- AVAILABLE DATA:
::::::::::

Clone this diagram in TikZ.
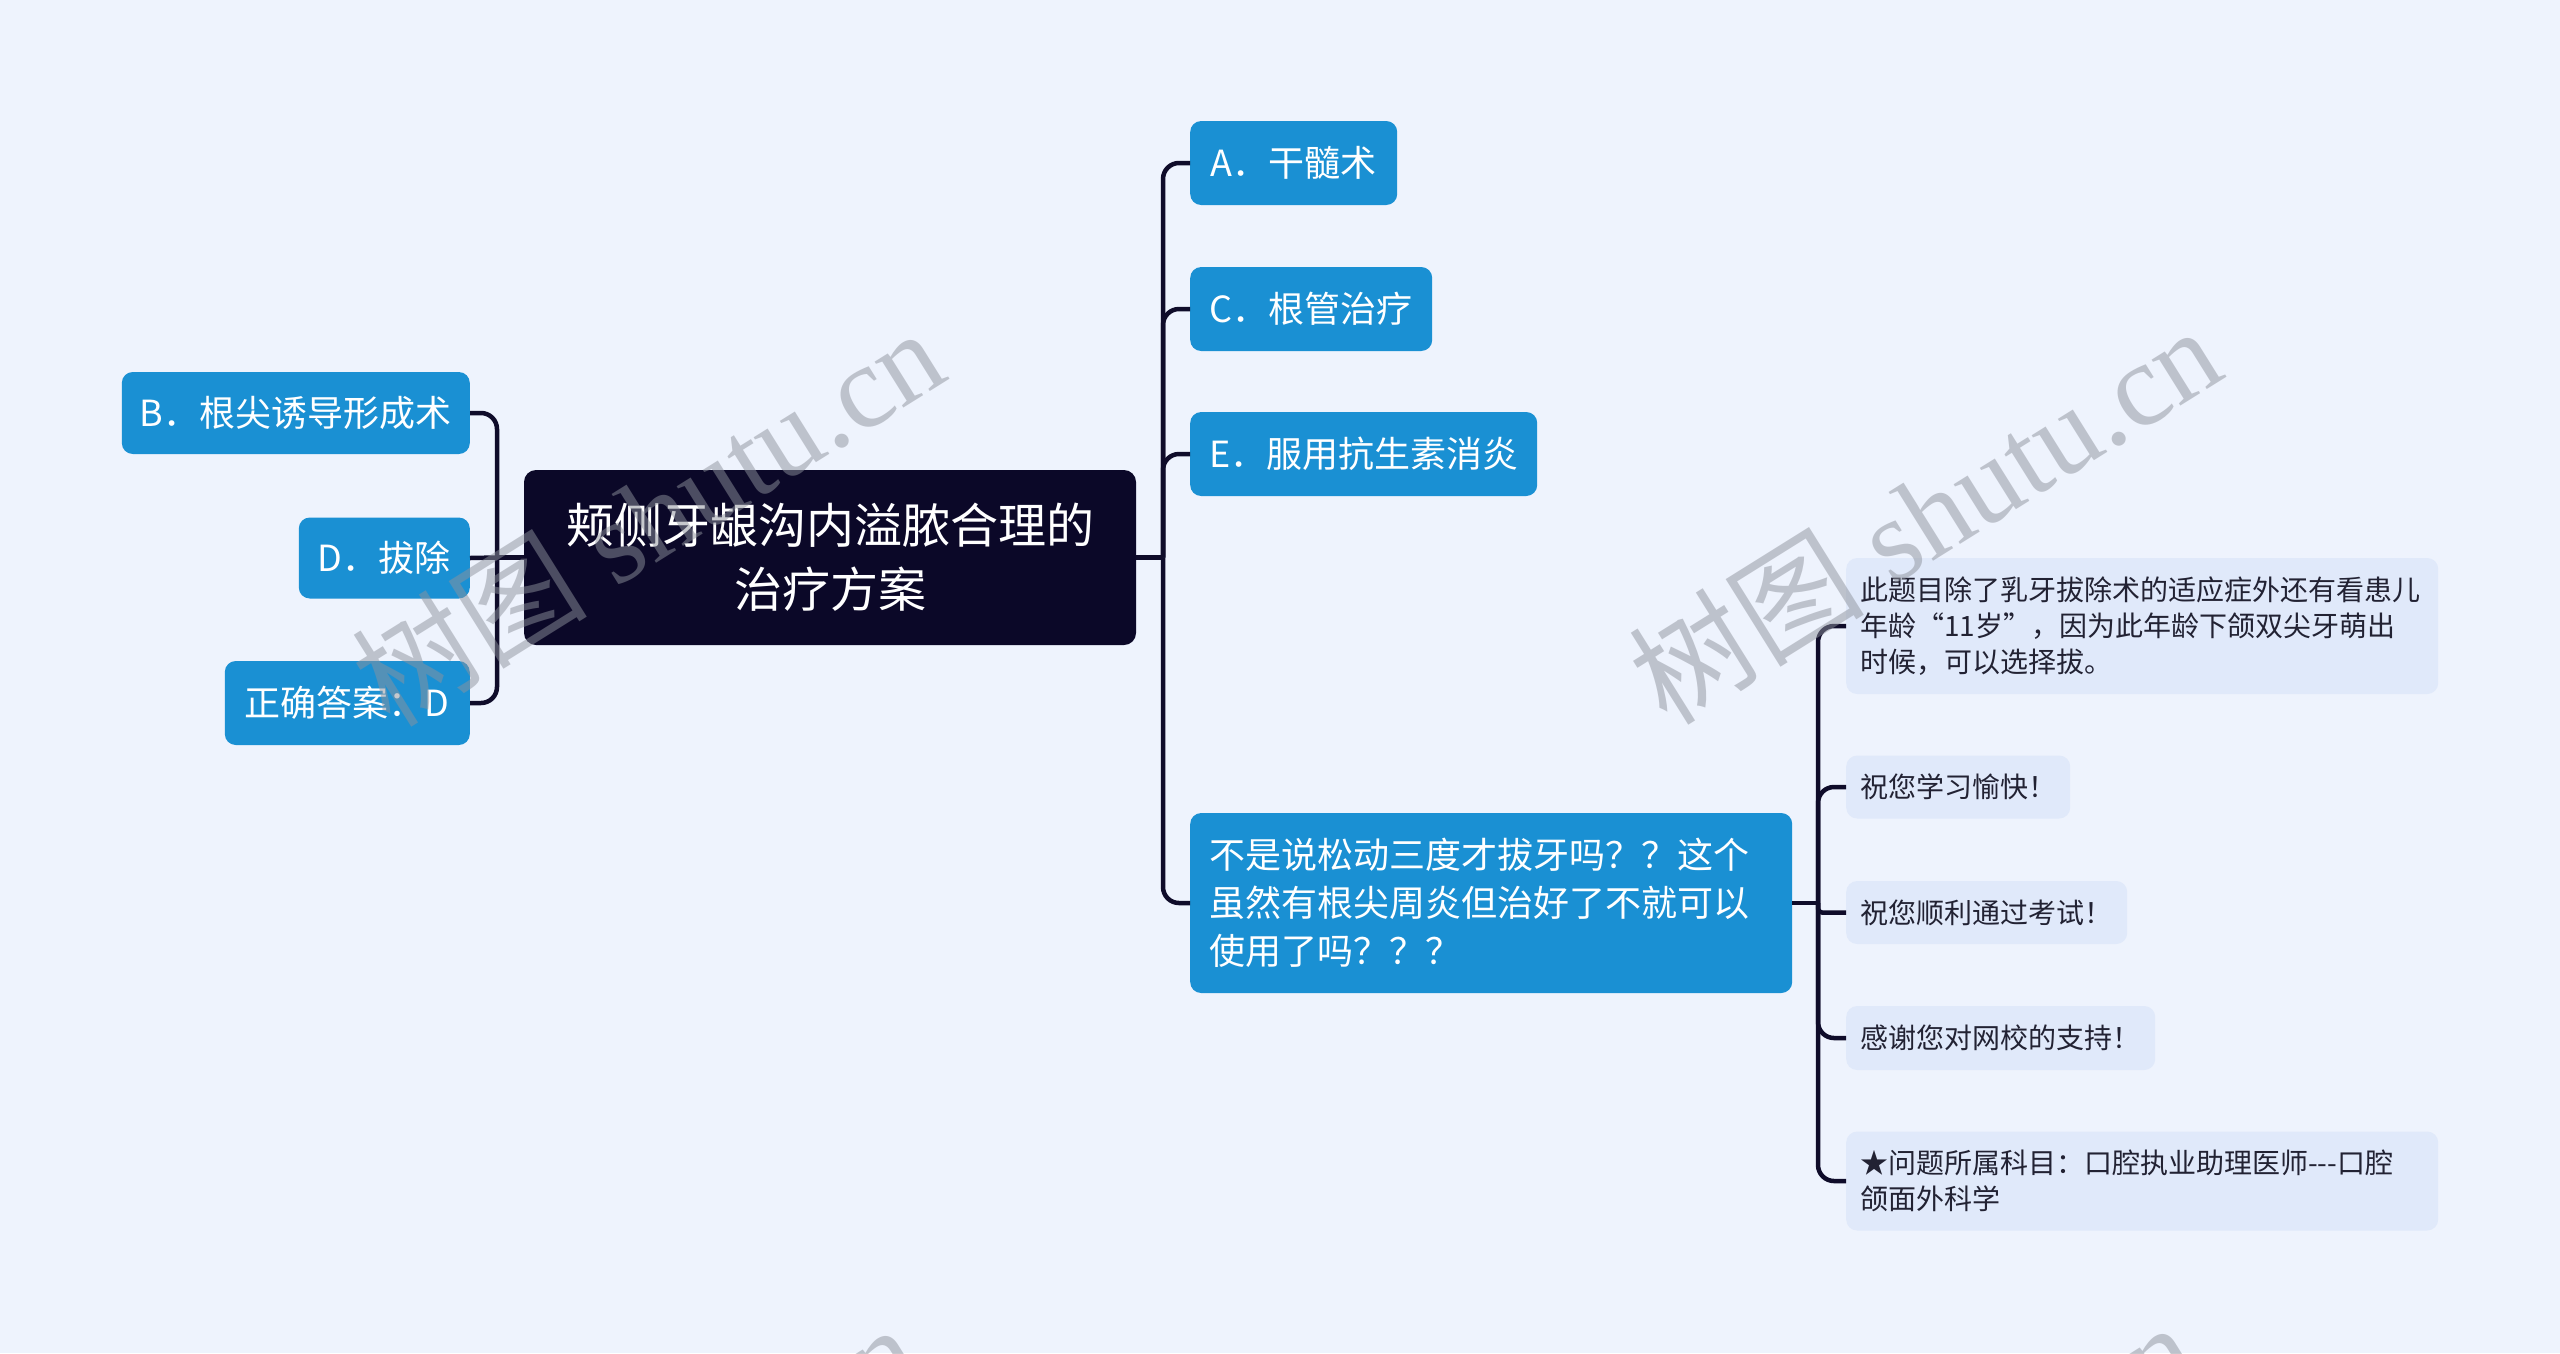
\documentclass[tikz,border=0pt]{standalone}
\usepackage{fontspec}
\setmainfont{Noto Sans CJK SC}
\newfontfamily\wmlatin{Liberation Serif}
\newfontfamily\wmcjk{Noto Sans CJK SC}
\definecolor{bgc}{HTML}{EEF3FD}
\definecolor{bluec}{HTML}{1A90D3}
\definecolor{rootc}{HTML}{0B0828}
\definecolor{linec}{HTML}{0F0C2A}
\definecolor{leafc}{HTML}{E0E9FA}
\definecolor{leaftext}{HTML}{222233}
\definecolor{wmc}{HTML}{8E929C}
\begin{document}
\begin{tikzpicture}[x=1pt,y=-1pt,
  rootbox/.style={fill=rootc, rounded corners=12pt, text=white, align=center,
    font=\fontsize{48}{64}\selectfont, inner sep=0pt, minimum width=612pt, minimum height=175pt},
  bluebox/.style={fill=bluec, rounded corners=11pt, text=white, inner xsep=18pt, inner ysep=0pt,
    font=\fontsize{36}{48}\selectfont},
  leafbox/.style={fill=leafc, rounded corners=11pt, text=leaftext, inner xsep=14pt, inner ysep=0pt,
    font=\fontsize{28}{36}\selectfont},
  conn/.style={draw=linec, line width=4.5pt},
  elbow/.style={conn, rounded corners=16pt},
  wm/.style={text=wmc, opacity=0.5, inner sep=0pt, rotate=32}
]
\useasboundingbox (0,0) rectangle (2560,1353);
\fill[bgc] (0,0) rectangle (2560,1353);

% root
\node[rootbox] (root) at (830,557.5) {颊侧牙龈沟内溢脓合理的\\治疗方案};

% left children
\node[bluebox, anchor=east, minimum width=348pt, minimum height=82pt] (B) at (470,413) {B．根尖诱导形成术};
\node[bluebox, anchor=east, minimum width=171pt, minimum height=81pt] (D) at (470,558) {D．拔除};
\node[bluebox, anchor=east, minimum width=245pt, minimum height=84pt] (Z) at (470,703) {正确答案：D};

% right children
\node[bluebox, anchor=west, minimum width=207pt, minimum height=84pt] (A) at (1190,163) {A．干髓术};
\node[bluebox, anchor=west, minimum width=242pt, minimum height=84pt] (C) at (1190,309) {C．根管治疗};
\node[bluebox, anchor=west, minimum width=347pt, minimum height=84pt] (E) at (1190,454) {E．服用抗生素消炎};
\node[bluebox, anchor=west, minimum width=602pt, minimum height=180pt, text width=564pt, align=left] (Q) at (1190,903)
  {不是说松动三度才拔牙吗？？这个\\虽然有根尖周炎但治好了不就可以\\使用了吗？？？};

% leaves
\node[leafbox, anchor=west, minimum width=592pt, minimum height=136pt, text width=564pt, align=left] (L1) at (1846,626)
  {此题目除了乳牙拔除术的适应症外还有看患儿\\年龄“11岁”，因为此年龄下颌双尖牙萌出\\时候，可以选择拔。};
\node[leafbox, anchor=west, minimum width=224pt, minimum height=63pt] (L2) at (1846,787) {祝您学习愉快！};
\node[leafbox, anchor=west, minimum width=281pt, minimum height=63pt] (L3) at (1846,912.5) {祝您顺利通过考试！};
\node[leafbox, anchor=west, minimum width=309pt, minimum height=64pt] (L4) at (1846,1038) {感谢您对网校的支持！};
\node[leafbox, anchor=west, minimum width=592pt, minimum height=99pt, text width=564pt, align=left] (L5) at (1846,1181)
  {★问题所属科目：口腔执业助理医师-{}-{}-口腔\\颌面外科学};

% trunks
\coordinate (lt) at (497,557.5);
\coordinate (rt) at (1163,557.5);
\coordinate (qt) at (1818,903);

\draw[conn] (root.west) -- (lt);
\draw[elbow] (lt) |- (B.east);
\draw[conn] (lt) -- (D.east);
\draw[elbow] (lt) |- (Z.east);

\draw[conn] (root.east) -- (rt);
\draw[elbow] (rt) |- (A.west);
\draw[elbow] (rt) |- (C.west);
\draw[elbow] (rt) |- (E.west);
\draw[elbow] (rt) |- (Q.west);

\draw[conn] (Q.east) -- (qt);
\draw[elbow] (qt) |- (L1.west);
\draw[elbow] (qt) |- (L2.west);
\draw[conn, rounded corners=4pt] (qt) |- (L3.west);
\draw[elbow] (qt) |- (L4.west);
\draw[elbow] (qt) |- (L5.west);

% watermarks
\begin{scope}
\clip (0,0) rectangle (2560,1353);
\node[wm] (wm1) at (647,516) {\fontsize{118}{118}\selectfont\wmcjk 树图\wmlatin\ shutu.cn};
\node[wm] (wm2) at (1924,514) {\fontsize{118}{118}\selectfont\wmcjk 树图\wmlatin\ shutu.cn};
\node[wm] (wm3) at (622,1512) {\fontsize{118}{118}\selectfont\wmcjk 树图\wmlatin\ shutu.cn};
\node[wm] (wm4) at (1899,1510) {\fontsize{118}{118}\selectfont\wmcjk 树图\wmlatin\ shutu.cn};
\end{scope}
\end{tikzpicture}
\end{document}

::::::::::

Exactly restate the lines from the beginning of the data through the line with "minimum width=245pt, minimum", and no others, keeping pictures out.

- RESULT FOR THIS EXERCISE:
Clone this diagram in TikZ.
\documentclass[tikz,border=0pt]{standalone}
\usepackage{fontspec}
\setmainfont{Noto Sans CJK SC}
\newfontfamily\wmlatin{Liberation Serif}
\newfontfamily\wmcjk{Noto Sans CJK SC}
\definecolor{bgc}{HTML}{EEF3FD}
\definecolor{bluec}{HTML}{1A90D3}
\definecolor{rootc}{HTML}{0B0828}
\definecolor{linec}{HTML}{0F0C2A}
\definecolor{leafc}{HTML}{E0E9FA}
\definecolor{leaftext}{HTML}{222233}
\definecolor{wmc}{HTML}{8E929C}
\begin{document}
\begin{tikzpicture}[x=1pt,y=-1pt,
  rootbox/.style={fill=rootc, rounded corners=12pt, text=white, align=center,
    font=\fontsize{48}{64}\selectfont, inner sep=0pt, minimum width=612pt, minimum height=175pt},
  bluebox/.style={fill=bluec, rounded corners=11pt, text=white, inner xsep=18pt, inner ysep=0pt,
    font=\fontsize{36}{48}\selectfont},
  leafbox/.style={fill=leafc, rounded corners=11pt, text=leaftext, inner xsep=14pt, inner ysep=0pt,
    font=\fontsize{28}{36}\selectfont},
  conn/.style={draw=linec, line width=4.5pt},
  elbow/.style={conn, rounded corners=16pt},
  wm/.style={text=wmc, opacity=0.5, inner sep=0pt, rotate=32}
]
\useasboundingbox (0,0) rectangle (2560,1353);
\fill[bgc] (0,0) rectangle (2560,1353);

% root
\node[rootbox] (root) at (830,557.5) {颊侧牙龈沟内溢脓合理的\\治疗方案};

% left children
\node[bluebox, anchor=east, minimum width=348pt, minimum height=82pt] (B) at (470,413) {B．根尖诱导形成术};
\node[bluebox, anchor=east, minimum width=171pt, minimum height=81pt] (D) at (470,558) {D．拔除};
\node[bluebox, anchor=east, minimum width=245pt, minimum height=84pt] (Z) at (470,703) {正确答案：D};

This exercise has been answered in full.